Recorded information:
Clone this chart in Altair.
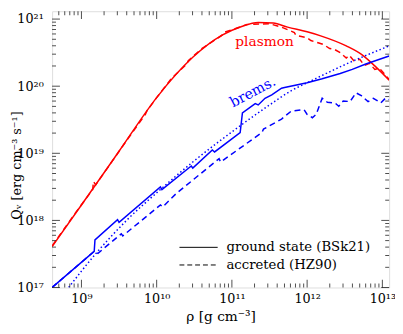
import altair as alt
import pandas as pd

# ---- data (log10 rho, log10 Q) ----
red_solid_lx = [8.61, 9.0, 9.5, 10.0, 10.48, 10.87, 11.13, 11.35, 11.55, 11.74, 12.0, 12.18, 12.52, 12.74, 12.92, 13.09]
red_solid_ly = [17.61, 18.23, 19.03, 19.83, 20.43, 20.76, 20.89, 20.95, 20.94, 20.88, 20.81, 20.75, 20.60, 20.46, 20.28, 20.09]

red_dash_lx = [8.61, 8.9, 9.15, 9.16, 9.19, 9.6, 9.85, 9.87, 10.0, 10.2, 10.4, 10.42, 10.6, 10.87, 10.89, 11.05, 11.2, 11.5, 11.66, 11.83, 11.85, 12.0, 12.05, 12.22, 12.30, 12.36, 12.44, 12.52, 12.56, 12.62, 12.70, 12.76, 12.83, 12.90, 12.96, 13.09]
red_dash_ly = [17.62, 18.08, 18.46, 18.58, 18.53, 19.19, 19.58, 19.63, 19.83, 20.12, 20.33, 20.38, 20.56, 20.76, 20.80, 20.86, 20.92, 20.93, 20.88, 20.80, 20.76, 20.72, 20.68, 20.62, 20.56, 20.55, 20.50, 20.42, 20.46, 20.38, 20.40, 20.31, 20.34, 20.25, 20.27, 20.10]

blue_solid_lx = [8.61, 9.17, 9.18, 9.48, 9.50, 10.05, 10.07, 10.46, 10.48, 10.74, 10.77, 11.11, 11.14, 11.31, 11.35, 11.44, 11.53, 11.66, 11.70, 12.0, 12.2, 12.44, 12.6, 12.78, 13.09]
blue_solid_ly = [17.00, 17.54, 17.71, 18.01, 17.97, 18.50, 18.46, 18.81, 18.78, 19.05, 19.02, 19.31, 19.60, 19.74, 19.72, 19.82, 19.87, 19.97, 19.98, 20.05, 20.11, 20.19, 20.25, 20.33, 20.45]

blue_dash_lx = [8.61, 9.17, 9.22, 9.53, 9.55, 10.05, 10.08, 10.26, 10.83, 10.85, 11.40, 11.42, 11.66, 11.79, 11.96, 12.00, 12.07, 12.12, 12.20, 12.27, 12.37, 12.42, 12.48, 12.57, 12.65, 12.72, 12.81, 12.88, 12.98, 13.04, 13.09]
blue_dash_ly = [17.00, 17.54, 17.51, 17.80, 17.77, 18.23, 18.20, 18.40, 18.92, 18.87, 19.31, 19.36, 19.51, 19.63, 19.65, 19.58, 19.53, 19.58, 19.82, 19.76, 19.75, 19.70, 19.78, 19.77, 19.90, 19.86, 19.77, 19.82, 19.75, 19.82, 19.80]

blue_dot_lx = [8.83, 9.18, 9.6, 10.05, 10.48, 11.05, 11.5, 11.8, 12.0, 12.5, 13.09]
blue_dot_ly = [17.00, 17.49, 18.00, 18.46, 18.87, 19.36, 19.72, 19.94, 20.05, 20.32, 20.60]

x_major = [1e9, 1e10, 1e11, 1e12, 1e13]
x_labels = ["10⁹", "10¹⁰", "10¹¹", "10¹²", "10¹³"]
y_major = [1e17, 1e18, 1e19, 1e20, 1e21]
y_labels = ["10¹⁷", "10¹⁸", "10¹⁹", "10²⁰", "10²¹"]

X_DOM = [10 ** 8.61, 10 ** 13.09]
Y_DOM = [1e17, 10 ** 21.117]

x_minor = [float(k * 10 ** n) for n in range(8, 13) for k in range(2, 10) if X_DOM[0] <= k * 10 ** n <= X_DOM[1]]
y_minor = [float(k * 10 ** n) for n in range(17, 22) for k in range(2, 10) if Y_DOM[0] <= k * 10 ** n <= Y_DOM[1]]

W, H = 344, 282
FONT = "DejaVu Serif"
RED = "#ff0000"
BLUE = "#0000ff"


def series(lx, ly):
    return pd.DataFrame({"x": [10 ** v for v in lx], "y": [10 ** v for v in ly], "i": list(range(len(lx)))})


def expr(vals, labels):
    return "".join(f"datum.value == {v:g} ? '{l}' : " for v, l in zip(vals, labels)) + "''"


xscale = alt.Scale(type="log", domain=X_DOM, nice=False)
yscale = alt.Scale(type="log", domain=Y_DOM, nice=False)
xaxis = alt.Axis(values=x_major, labelExpr=expr(x_major, x_labels), ticks=False, domain=False, grid=False,
                 labelFont=FONT, labelFontSize=13, labelPadding=5, labelColor="black",
                 title="ρ [g cm⁻³]", titleFont=FONT, titleFontSize=14, titleFontWeight="normal",
                 titleY=30, titleBaseline="middle", titleColor="black")
yaxis = alt.Axis(values=y_major, labelExpr=expr(y_major, y_labels), ticks=False, domain=False, grid=False,
                 labelFont=FONT, labelFontSize=13, labelPadding=9, labelColor="black",
                 title="Qᵥ [erg cm⁻³ s⁻¹]", titleFont=FONT, titleFontSize=13, titleFontWeight="normal",
                 titleX=-36, titleY=157, titleAngle=270, titleAlign="center", titleBaseline="middle",
                 titleColor="black")
X = alt.X("x:Q", scale=xscale, axis=xaxis)
Y = alt.Y("y:Q", scale=yscale, axis=yaxis)


def line(df, color, dash=None, width=1.5, interp="linear"):
    kw = dict(color=color, strokeWidth=width, clip=True, interpolate=interp)
    if dash:
        kw["strokeDash"] = dash
    return alt.Chart(df).mark_line(**kw).encode(x=X, y=Y, order="i:Q")


layers = [
    line(series(red_solid_lx, red_solid_ly), RED, interp="monotone"),
    line(series(red_dash_lx, red_dash_ly), RED, [6, 4]),
    line(series(blue_solid_lx, blue_solid_ly), BLUE),
    line(series(blue_dash_lx, blue_dash_ly), BLUE, [6, 4]),
    line(series(blue_dot_lx, blue_dot_ly), BLUE, [1.5, 2.5], interp="monotone"),
]

# inward ticks on all four sides
for vals, ln in [(x_major, 8), (x_minor, 4)]:
    d = pd.DataFrame({"x": vals})
    layers.append(alt.Chart(d).mark_tick(color="black", thickness=1, size=ln, orient="vertical")
                  .encode(x=X, y=alt.value(H - ln / 2)))
    layers.append(alt.Chart(d).mark_tick(color="black", thickness=1, size=ln, orient="vertical")
                  .encode(x=X, y=alt.value(ln / 2)))
for vals, ln in [(y_major, 8), (y_minor, 4)]:
    d = pd.DataFrame({"y": vals})
    layers.append(alt.Chart(d).mark_tick(color="black", thickness=1, size=ln, orient="horizontal")
                  .encode(y=Y, x=alt.value(ln / 2)))
    layers.append(alt.Chart(d).mark_tick(color="black", thickness=1, size=ln, orient="horizontal")
                  .encode(y=Y, x=alt.value(W - ln / 2)))

# curve labels
one = pd.DataFrame({"t": ["plasmon"]})
layers.append(alt.Chart(one).mark_text(font=FONT, fontSize=14, color=RED, align="left", baseline="alphabetic")
              .encode(text="t:N", x=alt.value(187), y=alt.value(36)))
one_b = pd.DataFrame({"t": ["brems."]})
layers.append(alt.Chart(one_b).mark_text(font=FONT, fontSize=14.5, color=BLUE, align="center", baseline="middle", angle=332)
              .encode(text="t:N", x=alt.value(205), y=alt.value(83)))

# legend
leg = pd.DataFrame({"t": ["ground state (BSk21)", "accreted (HZ90)"]})
layers.append(alt.Chart(leg.iloc[[0]]).mark_rule(color="black", strokeWidth=1)
              .encode(x=alt.value(130), x2=alt.value(169), y=alt.value(241)))
layers.append(alt.Chart(leg.iloc[[1]]).mark_rule(color="black", strokeWidth=1, strokeDash=[5, 3])
              .encode(x=alt.value(130), x2=alt.value(169), y=alt.value(259)))
layers.append(alt.Chart(leg.iloc[[0]]).mark_text(font=FONT, fontSize=13.5, color="black", align="left", baseline="middle")
              .encode(text="t:N", x=alt.value(178), y=alt.value(241)))
layers.append(alt.Chart(leg.iloc[[1]]).mark_text(font=FONT, fontSize=13.5, color="black", align="left", baseline="middle")
              .encode(text="t:N", x=alt.value(178), y=alt.value(259)))

chart = alt.layer(*layers).properties(
    width=W, height=H,
    autosize=alt.AutoSizeParams(type="none"),
    padding={"left": 45, "top": 0, "right": 6, "bottom": 36},
).configure_view(stroke="black", strokeWidth=1.2).configure(background="white")

chart.save("out.html", embed_options={"renderer": "svg", "actions": False})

Exercise directions:
Begin at the first line of the material and copy each line exactly through the one containing "20.25, 20.33, 20.45]". Omit pictures.

Written answer:
Clone this chart in Altair.
import altair as alt
import pandas as pd

# ---- data (log10 rho, log10 Q) ----
red_solid_lx = [8.61, 9.0, 9.5, 10.0, 10.48, 10.87, 11.13, 11.35, 11.55, 11.74, 12.0, 12.18, 12.52, 12.74, 12.92, 13.09]
red_solid_ly = [17.61, 18.23, 19.03, 19.83, 20.43, 20.76, 20.89, 20.95, 20.94, 20.88, 20.81, 20.75, 20.60, 20.46, 20.28, 20.09]

red_dash_lx = [8.61, 8.9, 9.15, 9.16, 9.19, 9.6, 9.85, 9.87, 10.0, 10.2, 10.4, 10.42, 10.6, 10.87, 10.89, 11.05, 11.2, 11.5, 11.66, 11.83, 11.85, 12.0, 12.05, 12.22, 12.30, 12.36, 12.44, 12.52, 12.56, 12.62, 12.70, 12.76, 12.83, 12.90, 12.96, 13.09]
red_dash_ly = [17.62, 18.08, 18.46, 18.58, 18.53, 19.19, 19.58, 19.63, 19.83, 20.12, 20.33, 20.38, 20.56, 20.76, 20.80, 20.86, 20.92, 20.93, 20.88, 20.80, 20.76, 20.72, 20.68, 20.62, 20.56, 20.55, 20.50, 20.42, 20.46, 20.38, 20.40, 20.31, 20.34, 20.25, 20.27, 20.10]

blue_solid_lx = [8.61, 9.17, 9.18, 9.48, 9.50, 10.05, 10.07, 10.46, 10.48, 10.74, 10.77, 11.11, 11.14, 11.31, 11.35, 11.44, 11.53, 11.66, 11.70, 12.0, 12.2, 12.44, 12.6, 12.78, 13.09]
blue_solid_ly = [17.00, 17.54, 17.71, 18.01, 17.97, 18.50, 18.46, 18.81, 18.78, 19.05, 19.02, 19.31, 19.60, 19.74, 19.72, 19.82, 19.87, 19.97, 19.98, 20.05, 20.11, 20.19, 20.25, 20.33, 20.45]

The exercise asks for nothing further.